# PhD Student session: formally verified postpass scheduling with peephole optimization for AArch64

Léo Gourdin \*

Université Grenoble Alpes — Verimag & TIMA Laboratories leo.gourdin@grenoble-inp.org

#### Abstract

COMPCERT is a C compiler with a complete machine-checked proof of semantic preservation from C to assembly [Ler09]. We present here an extension of COMPCERT for AArch64 processors, that optimizes the use of the pipeline in the processor (*postpass scheduling*) and performs *instruction compaction* (e.g. replaces pairs of simple load instructions, by single double load instructions), through a technique called *peephole optimization*. Our method is founded on a *two-tier design*, introducing an *untrusted oracle* performing the translation, and a *formally-verified* checker testing whether the code produced by the oracle simulates the original code. We reuse here the generic checker, based on *symbolic execution* with an *hash-consing mechanism*, of [SBM20]. The paper presents the correctness proof of my optimizations, and experimental measurements of performance improvements. More generally, my thesis explores how to apply and generalize such mechanisms of *translation validation* in order to extend COMPCERT with target-dependent optimizations.

## 1 Introduction and related works

An instruction sequence may take significantly less time if executed according to a favorable schedule. Indeed, the simultaneous use of all processor units may be maximized with a smart interleaving of "parallelizable" computations. High-performance processors schedule instructions dynamically, but this complicates their design. COMPCERT is often used by industrials working with Safety-critical systems (SCS) [BFBFF<sup>+</sup>12], that must remain reliable, not too complex, and predictable. In-order cores, which do not dynamically reorder instructions, are thus a common choice to meet these needs. On such processors, performance may be improved significantly if the compiler schedules instructions intelligently. Within compilers, instruction scheduling is usually split in two passes: a "coarse-grain" one, in an Intermediate Representation (IR), before register allocation and a "fine-grain" one, after register allocation, on the emitted assembly.<sup>1</sup>.

Such a (verified) "coarse-grain" prepass scheduling optimization has been recently proposed for COMPCERT [SGBM21]. This paper presents a (verified) "fine-grain" postpass scheduling

<sup>\*</sup>This work has been partially supported by the LabEx PERSYVAL-Lab (ANR-11-LABX-0025-01) funded by the French program Investissement d'avenir.

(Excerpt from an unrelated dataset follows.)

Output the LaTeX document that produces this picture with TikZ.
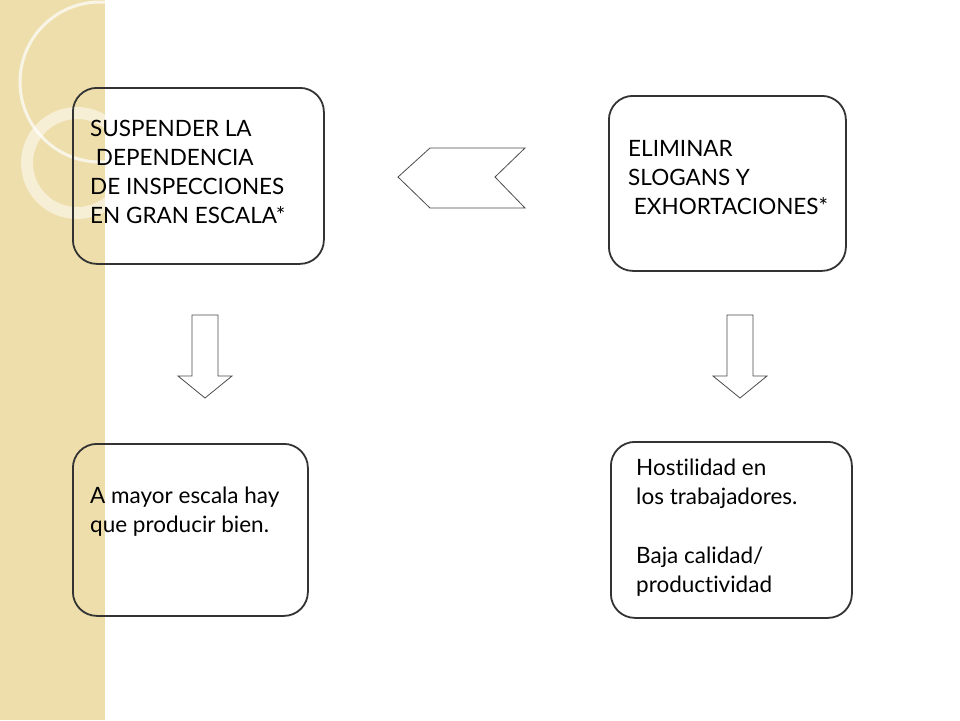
\documentclass[tikz,border=0pt]{standalone}
\usepackage{fontspec}
\setmainfont{Lato}[Ligatures=NoCommon]
\definecolor{strip}{RGB}{238,222,172}
\begin{document}
\begin{tikzpicture}[x=1pt,y=-1pt,
  box/.style={draw=black!80,line width=1.8pt,rounded corners=24pt},
  txt/.style={anchor=north west,align=left,font=\fontsize{22.5}{29}\selectfont,inner sep=0pt},
  arr/.style={draw=black!70,line width=0.8pt,fill=white}]
\useasboundingbox (0,0) rectangle (960,720);
\fill[white] (0,0) rectangle (960,720);
\fill[strip] (0,0) rectangle (105,720);
\draw[white,line width=3pt,opacity=0.7] (100,82) circle (80);
\draw[white,line width=12pt,opacity=0.5] (77,163) circle (50);
\node[box,minimum width=251,minimum height=176,anchor=north west] (b1) at (72,87) {};
\node[box,minimum width=237,minimum height=175,anchor=north west] (b2) at (608,95) {};
\node[box,minimum width=235,minimum height=172,anchor=north west] (b3) at (72,443) {};
\node[box,minimum width=241,minimum height=176,anchor=north west] (b4) at (610,441) {};
\node[txt] (t1) at (90,120) {SUSPENDER LA\\ \ DEPENDENCIA\\DE INSPECCIONES\\EN GRAN ESCALA*};
\node[txt] (t2) at (628,140) {ELIMINAR\\SLOGANS Y\\ \ EXHORTACIONES*};
\node[txt] (t3) at (90,487) {A mayor escala hay\\que producir bien.};
\node[txt] (t4) at (636,459) {Hostilidad en\\los trabajadores.\\[30pt]Baja calidad/\\productividad};
\draw[arr] (398,177) -- (430,148) -- (525,148) -- (495,177) -- (525,208) -- (430,208) -- cycle;
\draw[arr] (192,315) -- (218,315) -- (218,376) -- (232,376) -- (205,398) -- (178,376) -- (192,376) -- cycle;
\draw[arr] (727,315) -- (753,315) -- (753,376) -- (767,376) -- (740,398) -- (713,376) -- (727,376) -- cycle;
\end{tikzpicture}
\end{document}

<sup>&</sup>lt;sup>1</sup>Combining scheduling and register allocation is useful to avoid a high register pressure, but existing works such as [LCBS19, MPSR95] are challenging and does not seem to scale.



Figure 1: Architecture of our verified optimizations

and a peephole optimization (i.e. instruction compaction on load and store). Both optimizations are performed by untrusted OCAML oracles. We adapt the work of [SBM20], where they present a new IR Asmblock to define *basic blocks*<sup>2</sup> at the assembly level, and a generic checker, formally proved correct in CoQ, defined above a dedicated IR called AbstractBasicBlock.

[Nec00] and [TGM11] have experimented that combining *symbolic execution* with *rewriting* is effective to *validate* the code produced by state-of-the-art optimizing compilers. In the meantime, [TL08] have used a *formally-verified* symbolic execution in order to *formally certify* the schedules produced by an untrusted oracle within the COMPCERT compiler. Unfortunately, their checker had exponential complexity [Tri09, §6.7.1], [TL08, §7] and their formally-verified scheduler was never released. [SBM20] tackle this issue with a dynamically verified hash-consing mechanism: an untrusted OCAML oracle memoizes symbolic terms, and its results are dynamically checked with an axiomatized pointer equality.<sup>3</sup>. We port their work on the AArch64 architecture, and also applies this translation validation solution to verify the correctness of peephole replacements. In contrast to the peephole optimizations of [MZTG16] (for x86-32), we do not consider register liveness nor arithmetic transformations of pointers, but they do not tackle instruction scheduling and their model of basic blocks relies on some unverified assumptions.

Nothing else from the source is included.